- **Task requirements**
Go through the listing and pick out each line with the word "matplotlib" in it.

- **Data lines**
····················

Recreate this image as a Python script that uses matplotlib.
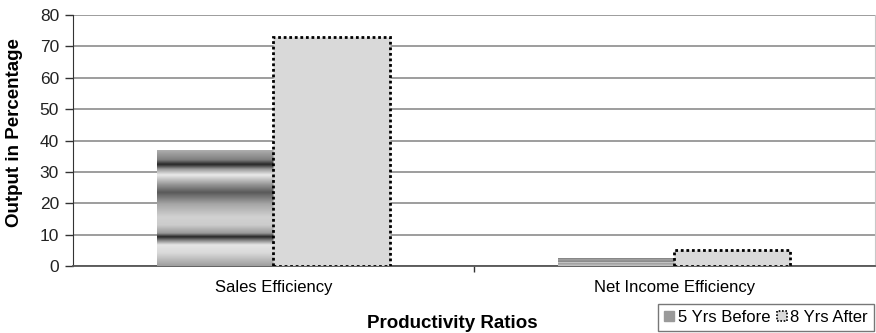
import numpy as np
import matplotlib.pyplot as plt
from matplotlib.patches import Patch
from matplotlib.colors import LinearSegmentedColormap

plt.rcParams['font.family'] = ['Liberation Sans', 'DejaVu Sans']

categories = ['Sales Efficiency', 'Net Income Efficiency']
before_5yrs = [37, 2.5]
after_8yrs = [73, 5]
series_names = ['5 Yrs Before', '8 Yrs After']

# banded metallic shading for the "before" bars (position along bar height -> gray level)
band_stops = [(0.0, 0.62), (0.11, 0.85), (0.18, 0.9), (0.22, 0.5), (0.25, 0.15),
              (0.28, 0.6), (0.35, 0.8), (0.42, 0.82), (0.53, 0.65), (0.63, 0.35),
              (0.70, 0.6), (0.78, 0.92), (0.83, 0.6), (0.87, 0.15), (0.91, 0.5),
              (1.0, 0.7)]
band_cmap = LinearSegmentedColormap.from_list(
    'bands', [(p, (g, g, g)) for p, g in band_stops])

fig = plt.figure(figsize=(8.76, 3.33), dpi=100)
ax = fig.add_axes([0.0833, 0.201, 0.915, 0.754])

x = np.arange(len(categories))
w = 0.29

bars_before = ax.bar(x - w / 2, before_5yrs, w, facecolor='none', edgecolor='none', zorder=3)
for rect in bars_before:
    x0, h = rect.get_x(), rect.get_height()
    grad = np.linspace(0, 1, 256).reshape(-1, 1)
    im = ax.imshow(grad, cmap=band_cmap, origin='lower', aspect='auto',
                   extent=(x0, x0 + rect.get_width(), 0, h), zorder=3,
                   interpolation='bilinear')
    im.set_clip_path(rect)

ax.bar(x + w / 2, after_8yrs, w, facecolor='#d9d9d9', edgecolor='black',
       linewidth=2, linestyle=(0, (1, 1)), zorder=3)

ax.set_xlim(-0.5, 1.5)
ax.set_ylim(0, 80)
ax.set_yticks(range(0, 81, 10))
ax.yaxis.grid(True, color='#8c8c8c', linewidth=1.2)
ax.set_axisbelow(True)

ax.set_xticks(x)
ax.set_xticklabels(categories, fontsize=12)
ax.set_xticks([0.5], minor=True)
ax.tick_params(axis='x', which='major', length=0, pad=10)
ax.tick_params(axis='x', which='minor', length=4, width=1, color='#333333')
ax.tick_params(axis='y', length=6, width=1, color='#333333', labelsize=12.5,
               labelcolor='#222222', pad=4)

ax.spines['top'].set_visible(False)
ax.spines['right'].set_color('#c8c8c8')
ax.spines['left'].set_color('#333333')
ax.spines['bottom'].set_color('#555555')
ax.spines['bottom'].set_linewidth(1.3)

ax.set_ylabel('Output in Percentage', fontsize=13.5, fontweight='bold')
ax.yaxis.set_label_coords(-0.062, 0.53)
ax.set_xlabel('Productivity Ratios', fontsize=13.5, fontweight='bold')
ax.xaxis.set_label_coords(0.473, -0.195)

handles = [Patch(facecolor='#9a9a9a', edgecolor='#9a9a9a', hatch='---'),
           Patch(facecolor='#d9d9d9', edgecolor='black', linestyle=(0, (1, 1)), linewidth=1.2)]
leg = fig.legend(handles, series_names, loc='lower right', bbox_to_anchor=(1.0, 0.0),
                 ncol=2, fontsize=12, frameon=True, fancybox=False, edgecolor='#555555',
                 handlelength=0.6, handleheight=0.6, handletextpad=0.2, columnspacing=0.4,
                 borderpad=0.35, borderaxespad=0.15)
leg.get_frame().set_linewidth(1)

fig.savefig('out.png', dpi=100)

····················

- **Right answer**
Recreate this image as a Python script that uses matplotlib.
import matplotlib.pyplot as plt
from matplotlib.patches import Patch
from matplotlib.colors import LinearSegmentedColormap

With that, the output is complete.